▼

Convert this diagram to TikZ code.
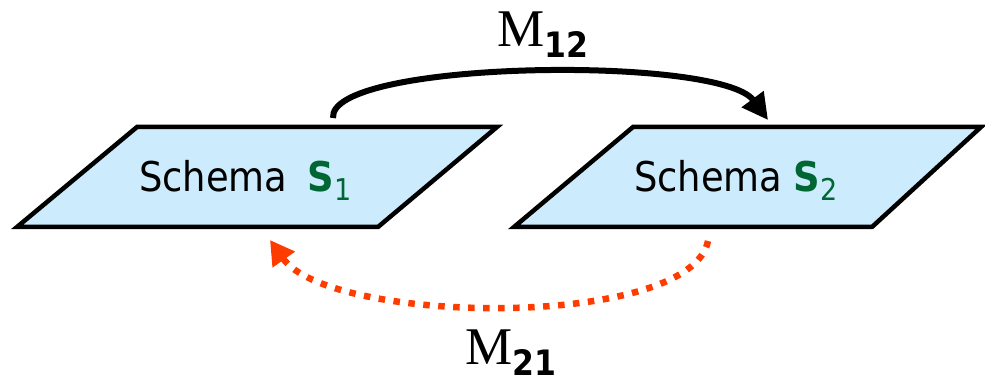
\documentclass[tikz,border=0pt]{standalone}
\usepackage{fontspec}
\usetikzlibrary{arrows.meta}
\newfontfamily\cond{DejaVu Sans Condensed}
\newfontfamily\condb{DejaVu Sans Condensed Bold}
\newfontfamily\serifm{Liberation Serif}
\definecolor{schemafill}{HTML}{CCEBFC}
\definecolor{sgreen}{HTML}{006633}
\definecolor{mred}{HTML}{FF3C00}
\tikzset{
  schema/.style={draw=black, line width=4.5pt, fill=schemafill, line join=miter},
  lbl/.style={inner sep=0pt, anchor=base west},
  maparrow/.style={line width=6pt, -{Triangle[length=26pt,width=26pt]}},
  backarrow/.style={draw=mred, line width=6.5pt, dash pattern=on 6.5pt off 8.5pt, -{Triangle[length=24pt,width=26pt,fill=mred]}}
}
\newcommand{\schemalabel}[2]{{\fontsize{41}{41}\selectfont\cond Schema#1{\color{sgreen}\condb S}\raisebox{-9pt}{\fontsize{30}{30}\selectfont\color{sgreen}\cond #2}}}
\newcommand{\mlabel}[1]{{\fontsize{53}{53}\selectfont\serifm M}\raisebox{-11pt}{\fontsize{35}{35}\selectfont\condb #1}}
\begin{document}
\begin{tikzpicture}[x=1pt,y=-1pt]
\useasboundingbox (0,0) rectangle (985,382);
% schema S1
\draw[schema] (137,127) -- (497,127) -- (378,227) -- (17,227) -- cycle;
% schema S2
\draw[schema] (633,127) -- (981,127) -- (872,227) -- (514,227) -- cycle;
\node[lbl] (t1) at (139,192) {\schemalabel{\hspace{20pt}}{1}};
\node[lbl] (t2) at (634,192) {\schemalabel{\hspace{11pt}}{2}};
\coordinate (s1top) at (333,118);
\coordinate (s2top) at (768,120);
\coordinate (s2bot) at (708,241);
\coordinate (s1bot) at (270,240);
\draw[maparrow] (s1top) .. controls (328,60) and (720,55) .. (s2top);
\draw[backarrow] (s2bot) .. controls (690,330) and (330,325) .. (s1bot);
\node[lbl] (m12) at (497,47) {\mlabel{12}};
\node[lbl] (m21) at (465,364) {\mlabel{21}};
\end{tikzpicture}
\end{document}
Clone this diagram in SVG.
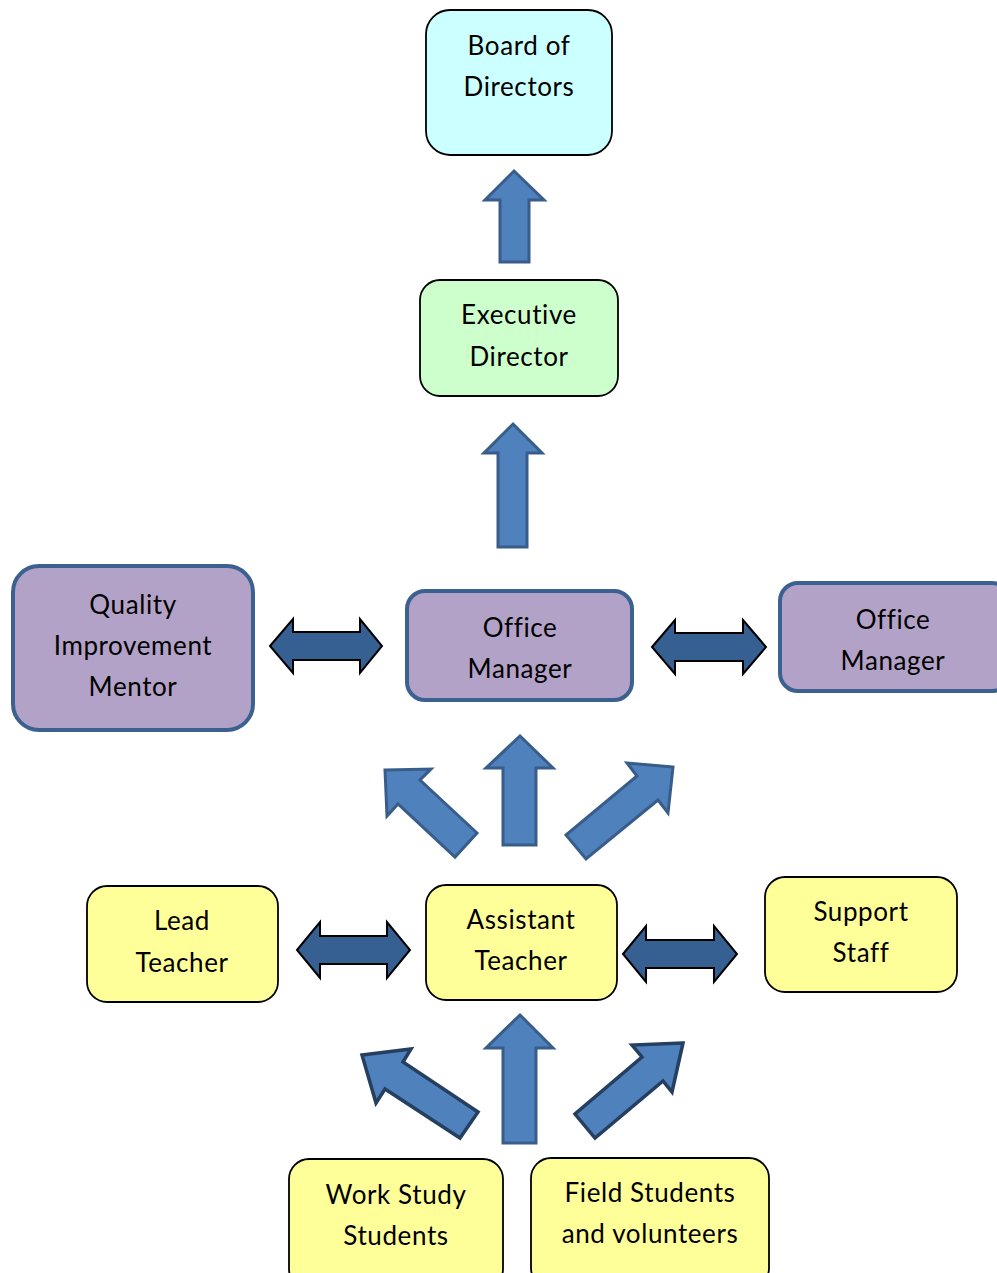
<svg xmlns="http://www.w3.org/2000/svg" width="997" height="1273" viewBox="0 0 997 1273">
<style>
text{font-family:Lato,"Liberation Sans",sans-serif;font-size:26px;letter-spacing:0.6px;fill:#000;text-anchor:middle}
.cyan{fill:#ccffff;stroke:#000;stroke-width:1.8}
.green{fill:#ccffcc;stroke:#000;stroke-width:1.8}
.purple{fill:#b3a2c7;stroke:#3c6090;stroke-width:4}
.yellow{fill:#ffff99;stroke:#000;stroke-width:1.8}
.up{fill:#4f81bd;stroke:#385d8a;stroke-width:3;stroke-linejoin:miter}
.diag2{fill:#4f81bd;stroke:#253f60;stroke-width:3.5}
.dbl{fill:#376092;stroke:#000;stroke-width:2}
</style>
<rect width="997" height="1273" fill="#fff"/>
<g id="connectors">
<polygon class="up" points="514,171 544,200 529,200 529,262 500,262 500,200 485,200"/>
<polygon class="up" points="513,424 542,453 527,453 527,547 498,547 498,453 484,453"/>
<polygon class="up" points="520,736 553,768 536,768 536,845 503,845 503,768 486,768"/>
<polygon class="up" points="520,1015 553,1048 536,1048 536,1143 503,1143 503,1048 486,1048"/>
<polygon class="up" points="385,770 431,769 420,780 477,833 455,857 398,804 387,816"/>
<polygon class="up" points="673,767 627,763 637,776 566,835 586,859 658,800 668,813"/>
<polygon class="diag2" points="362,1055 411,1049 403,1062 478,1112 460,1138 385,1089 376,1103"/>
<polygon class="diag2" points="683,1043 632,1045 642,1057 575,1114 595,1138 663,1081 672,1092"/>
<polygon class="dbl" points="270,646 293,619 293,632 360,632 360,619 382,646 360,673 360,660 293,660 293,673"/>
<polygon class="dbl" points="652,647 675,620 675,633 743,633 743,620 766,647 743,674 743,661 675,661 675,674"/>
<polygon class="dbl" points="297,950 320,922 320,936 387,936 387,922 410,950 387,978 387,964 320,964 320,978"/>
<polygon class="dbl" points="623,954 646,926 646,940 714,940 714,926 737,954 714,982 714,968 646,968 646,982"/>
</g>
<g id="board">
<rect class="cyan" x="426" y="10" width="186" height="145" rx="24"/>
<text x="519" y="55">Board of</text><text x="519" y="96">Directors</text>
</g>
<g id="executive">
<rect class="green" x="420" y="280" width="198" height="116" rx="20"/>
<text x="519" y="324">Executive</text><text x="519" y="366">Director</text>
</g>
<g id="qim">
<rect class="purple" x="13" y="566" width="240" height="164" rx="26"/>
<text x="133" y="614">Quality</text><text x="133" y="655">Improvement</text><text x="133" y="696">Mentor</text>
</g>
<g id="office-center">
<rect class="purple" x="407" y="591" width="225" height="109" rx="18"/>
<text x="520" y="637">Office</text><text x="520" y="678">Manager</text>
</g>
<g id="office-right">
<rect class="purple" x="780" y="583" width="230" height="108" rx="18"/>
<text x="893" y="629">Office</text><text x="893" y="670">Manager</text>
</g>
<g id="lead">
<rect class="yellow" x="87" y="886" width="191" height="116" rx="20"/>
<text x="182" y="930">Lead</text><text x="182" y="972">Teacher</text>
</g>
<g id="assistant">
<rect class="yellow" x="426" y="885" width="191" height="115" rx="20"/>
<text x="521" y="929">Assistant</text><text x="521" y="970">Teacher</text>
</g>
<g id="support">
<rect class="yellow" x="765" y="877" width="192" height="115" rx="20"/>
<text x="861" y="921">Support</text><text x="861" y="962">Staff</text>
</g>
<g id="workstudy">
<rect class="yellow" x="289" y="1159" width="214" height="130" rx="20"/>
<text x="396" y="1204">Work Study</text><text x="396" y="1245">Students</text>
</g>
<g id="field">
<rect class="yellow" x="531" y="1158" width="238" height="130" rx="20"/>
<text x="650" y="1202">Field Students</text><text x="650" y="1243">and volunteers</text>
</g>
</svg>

▲

[EXERCISE GOAL] Repeat the material above verbatim. Leave the pictures behind.

[OUTPUT OF THE EXERCISE]
Convert this diagram to TikZ code.
\documentclass[tikz,border=0pt]{standalone}
\usepackage{fontspec}
\usetikzlibrary{arrows.meta}
\newfontfamily\cond{DejaVu Sans Condensed}
\newfontfamily\condb{DejaVu Sans Condensed Bold}
\newfontfamily\serifm{Liberation Serif}
\definecolor{schemafill}{HTML}{CCEBFC}
\definecolor{sgreen}{HTML}{006633}
\definecolor{mred}{HTML}{FF3C00}
\tikzset{
  schema/.style={draw=black, line width=4.5pt, fill=schemafill, line join=miter},
  lbl/.style={inner sep=0pt, anchor=base west},
  maparrow/.style={line width=6pt, -{Triangle[length=26pt,width=26pt]}},
  backarrow/.style={draw=mred, line width=6.5pt, dash pattern=on 6.5pt off 8.5pt, -{Triangle[length=24pt,width=26pt,fill=mred]}}
}
\newcommand{\schemalabel}[2]{{\fontsize{41}{41}\selectfont\cond Schema#1{\color{sgreen}\condb S}\raisebox{-9pt}{\fontsize{30}{30}\selectfont\color{sgreen}\cond #2}}}
\newcommand{\mlabel}[1]{{\fontsize{53}{53}\selectfont\serifm M}\raisebox{-11pt}{\fontsize{35}{35}\selectfont\condb #1}}
\begin{document}
\begin{tikzpicture}[x=1pt,y=-1pt]
\useasboundingbox (0,0) rectangle (985,382);
% schema S1
\draw[schema] (137,127) -- (497,127) -- (378,227) -- (17,227) -- cycle;
% schema S2
\draw[schema] (633,127) -- (981,127) -- (872,227) -- (514,227) -- cycle;
\node[lbl] (t1) at (139,192) {\schemalabel{\hspace{20pt}}{1}};
\node[lbl] (t2) at (634,192) {\schemalabel{\hspace{11pt}}{2}};
\coordinate (s1top) at (333,118);
\coordinate (s2top) at (768,120);
\coordinate (s2bot) at (708,241);
\coordinate (s1bot) at (270,240);
\draw[maparrow] (s1top) .. controls (328,60) and (720,55) .. (s2top);
\draw[backarrow] (s2bot) .. controls (690,330) and (330,325) .. (s1bot);
\node[lbl] (m12) at (497,47) {\mlabel{12}};
\node[lbl] (m21) at (465,364) {\mlabel{21}};
\end{tikzpicture}
\end{document}
Clone this diagram in SVG.
<svg xmlns="http://www.w3.org/2000/svg" width="997" height="1273" viewBox="0 0 997 1273">
<style>
text{font-family:Lato,"Liberation Sans",sans-serif;font-size:26px;letter-spacing:0.6px;fill:#000;text-anchor:middle}
.cyan{fill:#ccffff;stroke:#000;stroke-width:1.8}
.green{fill:#ccffcc;stroke:#000;stroke-width:1.8}
.purple{fill:#b3a2c7;stroke:#3c6090;stroke-width:4}
.yellow{fill:#ffff99;stroke:#000;stroke-width:1.8}
.up{fill:#4f81bd;stroke:#385d8a;stroke-width:3;stroke-linejoin:miter}
.diag2{fill:#4f81bd;stroke:#253f60;stroke-width:3.5}
.dbl{fill:#376092;stroke:#000;stroke-width:2}
</style>
<rect width="997" height="1273" fill="#fff"/>
<g id="connectors">
<polygon class="up" points="514,171 544,200 529,200 529,262 500,262 500,200 485,200"/>
<polygon class="up" points="513,424 542,453 527,453 527,547 498,547 498,453 484,453"/>
<polygon class="up" points="520,736 553,768 536,768 536,845 503,845 503,768 486,768"/>
<polygon class="up" points="520,1015 553,1048 536,1048 536,1143 503,1143 503,1048 486,1048"/>
<polygon class="up" points="385,770 431,769 420,780 477,833 455,857 398,804 387,816"/>
<polygon class="up" points="673,767 627,763 637,776 566,835 586,859 658,800 668,813"/>
<polygon class="diag2" points="362,1055 411,1049 403,1062 478,1112 460,1138 385,1089 376,1103"/>
<polygon class="diag2" points="683,1043 632,1045 642,1057 575,1114 595,1138 663,1081 672,1092"/>
<polygon class="dbl" points="270,646 293,619 293,632 360,632 360,619 382,646 360,673 360,660 293,660 293,673"/>
<polygon class="dbl" points="652,647 675,620 675,633 743,633 743,620 766,647 743,674 743,661 675,661 675,674"/>
<polygon class="dbl" points="297,950 320,922 320,936 387,936 387,922 410,950 387,978 387,964 320,964 320,978"/>
<polygon class="dbl" points="623,954 646,926 646,940 714,940 714,926 737,954 714,982 714,968 646,968 646,982"/>
</g>
<g id="board">
<rect class="cyan" x="426" y="10" width="186" height="145" rx="24"/>
<text x="519" y="55">Board of</text><text x="519" y="96">Directors</text>
</g>
<g id="executive">
<rect class="green" x="420" y="280" width="198" height="116" rx="20"/>
<text x="519" y="324">Executive</text><text x="519" y="366">Director</text>
</g>
<g id="qim">
<rect class="purple" x="13" y="566" width="240" height="164" rx="26"/>
<text x="133" y="614">Quality</text><text x="133" y="655">Improvement</text><text x="133" y="696">Mentor</text>
</g>
<g id="office-center">
<rect class="purple" x="407" y="591" width="225" height="109" rx="18"/>
<text x="520" y="637">Office</text><text x="520" y="678">Manager</text>
</g>
<g id="office-right">
<rect class="purple" x="780" y="583" width="230" height="108" rx="18"/>
<text x="893" y="629">Office</text><text x="893" y="670">Manager</text>
</g>
<g id="lead">
<rect class="yellow" x="87" y="886" width="191" height="116" rx="20"/>
<text x="182" y="930">Lead</text><text x="182" y="972">Teacher</text>
</g>
<g id="assistant">
<rect class="yellow" x="426" y="885" width="191" height="115" rx="20"/>
<text x="521" y="929">Assistant</text><text x="521" y="970">Teacher</text>
</g>
<g id="support">
<rect class="yellow" x="765" y="877" width="192" height="115" rx="20"/>
<text x="861" y="921">Support</text><text x="861" y="962">Staff</text>
</g>
<g id="workstudy">
<rect class="yellow" x="289" y="1159" width="214" height="130" rx="20"/>
<text x="396" y="1204">Work Study</text><text x="396" y="1245">Students</text>
</g>
<g id="field">
<rect class="yellow" x="531" y="1158" width="238" height="130" rx="20"/>
<text x="650" y="1202">Field Students</text><text x="650" y="1243">and volunteers</text>
</g>
</svg>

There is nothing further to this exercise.